For some of these 12 sites, locations have only now been confirmed and groups of interest only now decided. Delay and inaction, sadly, are the hallmarks of this dysfunctional government. Let's take the South Perth site as an example. Despite the great work of local people there, on the ground the information I was able to access indicates that the rollout is at the very least six months behind. There is no project officer at the moment. It was only recently advertised on Seek. That is where we found out that the trial was actually underway, because information is so hard to come by about what is actually going on. Again, I reiterate that we are now more than one year into the three-year trial, but the Turnbull government doesn't seem to be getting on with the job in an orderly or transparent way or even strategic way. This most important work must be done properly. We can never forget that the cost of inaction in suicide prevention is the loss of life. One death by suicide is too many.

I would like to share a sad and very confronting story that was shared with me in the course of my visit. A couple of people spoke about the experience they had of responding to a suicide attempt. Clearly, the trauma that they experienced was manifest in the way that they spoke to me about their response. It was a young girl, similar to the age that I described before, in her early teens, being considered by the coroner. The tragedy of the story is that the intervention that saved her life was followed by a trip to a hospital and then a very rapid discharge the next day with no support around that young person. This is not the only story that is being told across this country. Families are in despair at a lack of access to proper services.

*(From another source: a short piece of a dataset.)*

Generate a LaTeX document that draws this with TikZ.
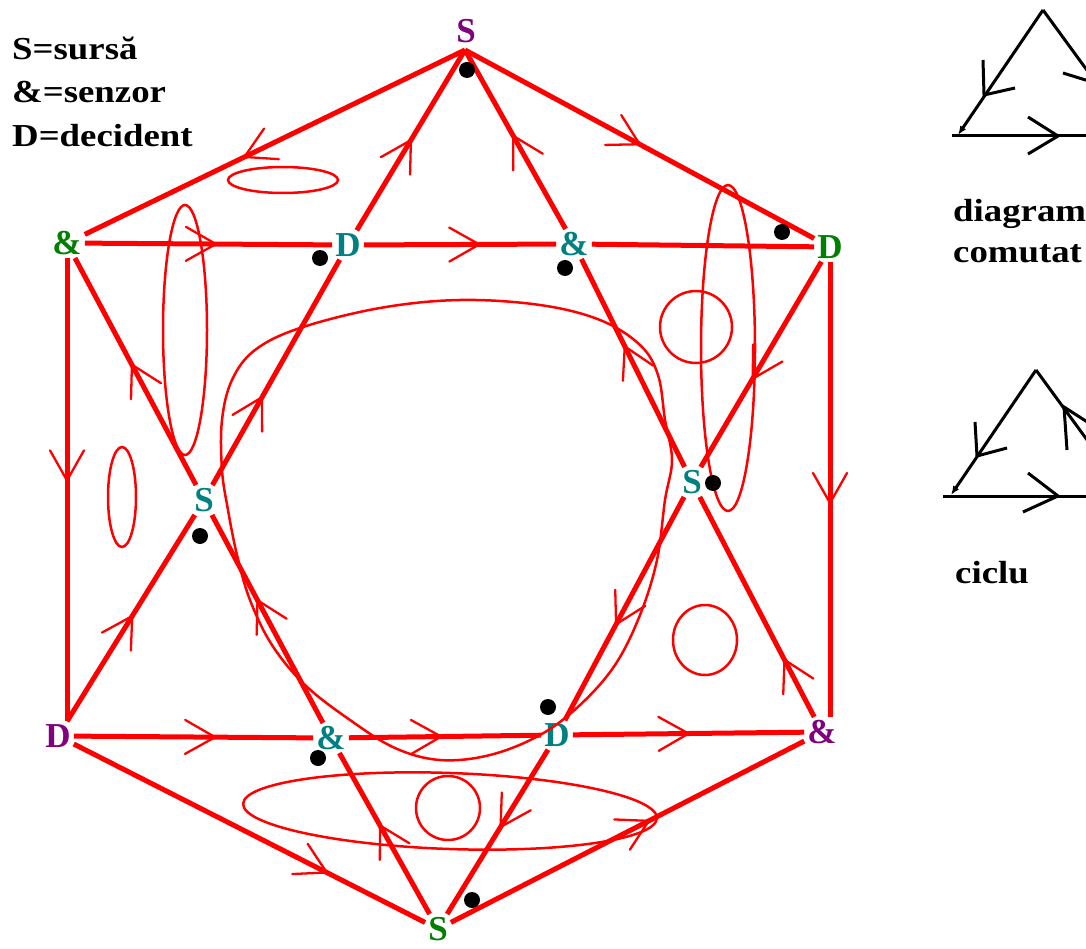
\documentclass[tikz,border=0pt]{standalone}
\usepackage{fontspec}
\setmainfont{Liberation Serif}
\newfontfamily\legfont{Liberation Serif}[FakeStretch=1.15]
\usetikzlibrary{decorations.markings,arrows.meta}
\definecolor{purp}{RGB}{128,0,128}
\definecolor{grn}{RGB}{0,128,0}
\definecolor{tea}{RGB}{0,128,128}
\begin{document}
\begin{tikzpicture}[x=1pt,y=-1pt,
  lab/.style={font=\fontsize{35}{35}\selectfont\bfseries, inner sep=3pt},
  leg/.style={font=\legfont\fontsize{32}{32}\selectfont\bfseries, inner sep=0pt, anchor=base west},
  ln/.style={red, line width=5pt},
  thinred/.style={red, line width=2.5pt},
  tarrow/.style={red, line width=2.3pt, line cap=round, line join=miter},
  blk/.style={black, line width=3pt},
  fw/.style={postaction={decorate, decoration={markings, mark=at position #1 with {\draw[tarrow] (-30,17) -- (0,0) -- (-30,-17);}}}},
  dot/.style={fill=black}
]
\useasboundingbox (0,0) rectangle (1086,949);

% legend
\node[leg] (l1) at (12,60) {S=sursă};
\node[leg] (l2) at (12,103) {\&=senzor};
\node[leg] (l3) at (12,147) {D=decident};

% nodes
\node[lab,text=purp] (tS) at (466,31) {S};
\coordinate (tSv) at (465,50);
\node[lab,text=grn] (lA) at (67,243) {\&};
\node[lab,text=tea] (D1) at (348,245) {D};
\node[lab,text=tea] (A1) at (574,244) {\&};
\node[lab,text=grn] (rD) at (830,247) {D};
\node[lab,text=tea] (S1) at (204,500) {S};
\node[lab,text=tea] (S2) at (692,482) {S};
\node[lab,text=purp] (blD) at (58,736) {D};
\node[lab,text=tea] (A2) at (331,738) {\&};
\node[lab,text=tea] (D2) at (557,735) {D};
\node[lab,text=purp] (brA) at (822,732) {\&};
\node[lab,text=grn] (bS) at (438,929) {S};

% hexagon edges
\draw[ln,fw=0.58] (tSv) -- (lA);
\draw[ln,fw=0.5] (tSv) -- (rD);
\draw[ln,fw=0.48] (lA) -- (lA |- blD.north);
\draw[ln,fw=0.53] (rD) -- (rD |- brA.north);
\draw[ln,fw=0.72] (blD) -- (bS);
\draw[ln,fw=0.56] (bS) -- (brA);
% horizontals
\draw[ln,fw=0.53] (lA) -- (D1);
\draw[ln,fw=0.6] (D1) -- (A1);
\draw[ln] (A1) -- (rD);
\draw[ln,fw=0.59] (blD) -- (A2);
\draw[ln,fw=0.48] (A2) -- (D2);
\draw[ln,fw=0.5] (D2) -- (brA);
% line A
\draw[ln,fw=0.5] (D1) -- (tSv);
\draw[ln,fw=0.39] (S1) -- (D1);
\draw[ln,fw=0.51] (blD) -- (S1);
% line B
\draw[ln,fw=0.52] (A1) -- (tSv);
\draw[ln,fw=0.58] (S2) -- (A1);
\draw[ln,fw=0.26] (brA) -- (S2);
% line C
\draw[ln,fw=0.53] (S1) -- (lA);
\draw[ln,fw=0.59] (A2) -- (S1);
\draw[ln,fw=0.55] (bS) -- (A2);
% line D
\draw[ln,fw=0.57] (rD) -- (S2);
\draw[ln,fw=0.57] (S2) -- (D2);
\draw[ln,fw=0.47] (D2) -- (bS);

% ellipses and circles
\draw[thinred] (283,180) ellipse [x radius=55, y radius=13];
\draw[thinred] (185,330) ellipse [x radius=22, y radius=125];
\draw[thinred] (122,497) ellipse [x radius=14, y radius=50];
\draw[thinred] (728,348) ellipse [x radius=27, y radius=163];
\draw[thinred] (696,327) circle [radius=36];
\draw[thinred] (705,640) ellipse [x radius=32, y radius=35];
\draw[thinred] (448,808) circle [radius=32];
\draw[thinred, rotate around={-2:(450,811)}] (450,811) ellipse [x radius=207, y radius=38];

% big loop
\draw[thinred] plot[smooth cycle, tension=0.6] coordinates {
 (222,470) (222,420) (232,380) (255,350) (300,328) (380,308) (460,300)
 (540,305) (600,320) (640,345) (658,375) (665,420) (672,460) (665,500)
 (657,560) (640,615) (615,665) (580,705) (540,735) (490,755) (440,760)
 (395,748) (350,720) (305,685) (272,645) (250,600) (237,555) (228,510)};

% dots
\foreach \p in {(467,70),(320,258),(565,268),(782,232),(200,536),(713,483),(548,707),(318,758),(472,900)}
  \fill[dot] \p circle [radius=8];

% right-side triangles
\begin{scope}
\clip (0,0) rectangle (1086,949);
\coordinate (t1a) at (1043,10);
\coordinate (t1l) at (958,135);
\draw[blk,-{Latex[length=9pt,width=7pt]}] (t1a) -- (t1l);
\draw[blk] (t1a) -- (1135,136);
\draw[blk] (952,136) -- (1090,136);
\draw[blk] (983,60) -- (984,95) -- (1015,88);
\draw[blk] (1028,117) -- (1058,136) -- (1028,154);
\draw[blk] (1063,73) -- (1092,82);
\coordinate (t2a) at (1036,370);
\coordinate (t2l) at (951,495);
\draw[blk,-{Latex[length=9pt,width=7pt]}] (t2a) -- (t2l);
\draw[blk] (t2a) -- (1128,496);
\draw[blk] (943,496) -- (1090,496);
\draw[blk] (975,422) -- (977,456) -- (1007,448);
\draw[blk] (1067,450) -- (1064,407) -- (1092,425);
\draw[blk] (1028,473) -- (1058,496) -- (1023,512);
\end{scope}
\node[leg] (t1) at (953,222) {diagram};
\node[leg] (t2) at (953,263) {comutat};
\node[leg] (t3) at (955,583) {ciclu};
\end{tikzpicture}
\end{document}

The Turnbull government has indicated and given the community a sense of care about this issue. They have even instituted 12 sites where $3 million is being spent. That is an act of hope and it is one that the community wants, but it has to be delivered properly. I can certainly report to the Senate that, on the basis of my recent visit, that is not the case at this point of time. My sincere hope is that there will be some significant change to the way in which this project is being managed. The Turnbull government needs to get on with this job properly, and to give suicide the proper attention that it deserves.

For those who might be listening or those who are here today who are in any way concerned or feel unwell in terms of their mental health, I encourage you to access one of the 24/7 crisis support lines: Google Lifeline, Suicide Call Back Service, beyondblue, Kids Helpline or MensLine Australia. I will just offer one number in the time that's provided, 131114, if you feel you need to talk to somebody right now.

The PRESIDENT: It being 2 pm, we will proceed to questions without notice.